People explained this to me, with much giggling, saying ForTran would let you change the value of 4.
I now suspect this isn't strictly true (for one thing, 41 still has the expected value).
I think this is just an instance of ForTran's habit of creating variables whenever something is referenced as a variable.
If you call COLOR(MAGENT)
by mistake when trying to set the color to magenta,
and your program doesn't have a variable named MAGENT
,
ForTran will helpfully create a variable by that name, and initialize it to zero for you.

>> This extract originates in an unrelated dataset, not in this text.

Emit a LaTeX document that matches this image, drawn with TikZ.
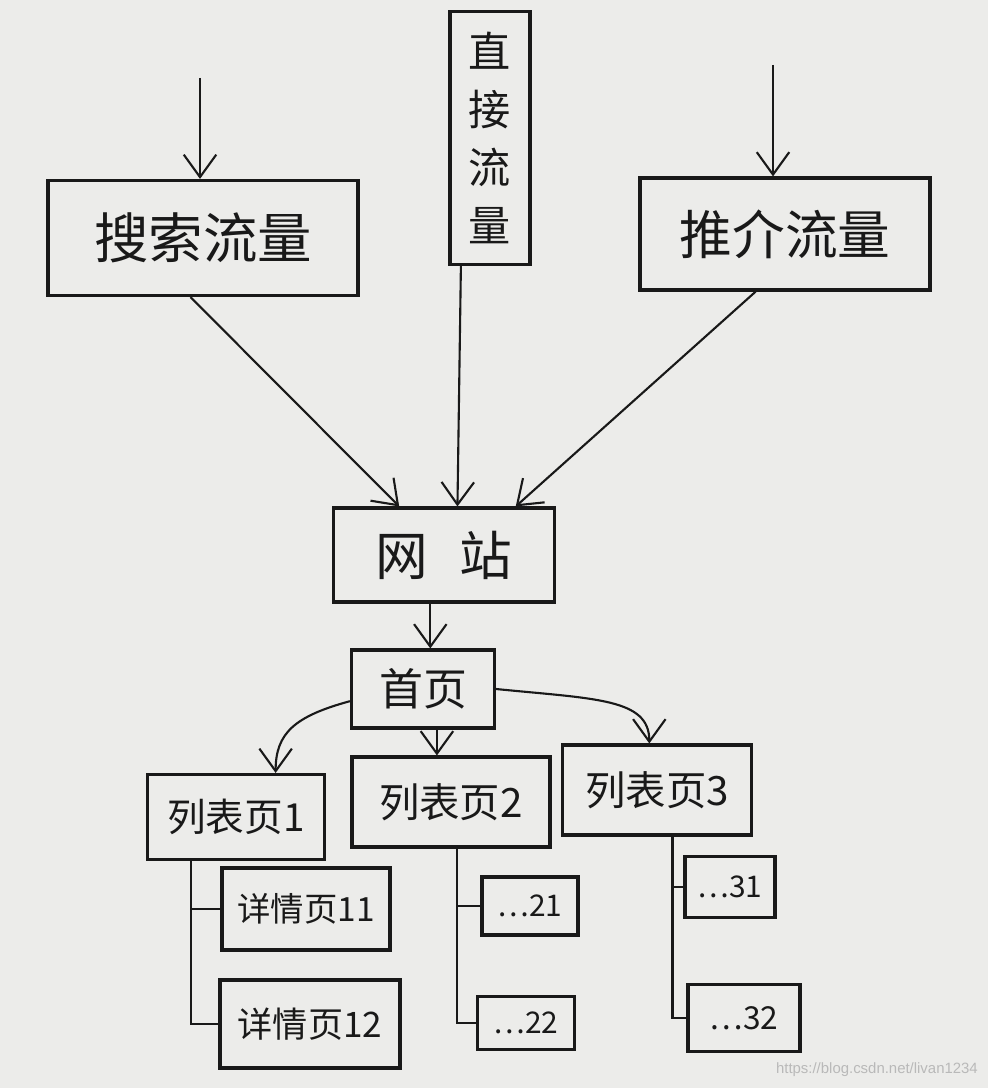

A variant of that happened to me once while programming a Silicon Graphics machine,
due to the fact that some of the code had been compiled on a version of ForTran that truncated variable names
to six characters. As zero equated to black, my lovely double-buffered rotating 3-D Gouraud shaded figures
were completely invisible.
But I digress.
What's really happening in the 4 = 3
statement is that ForTran sees me using the symbol
4 as a variable. It obediently creates a variable named "4" and assigns it a value of 3. Then, when you refer to 4,
you get that variable, which shadows the original integer 4.
When I was little, my mom (who was a math teacher) instilled in me the differences between numbers, digits, and chalk dust. These differences are subtle but real, and occasionally come up and bite the unwary. When I got into typography, and added concepts of letters, characters, and glyphs, they fit right into the pantheon.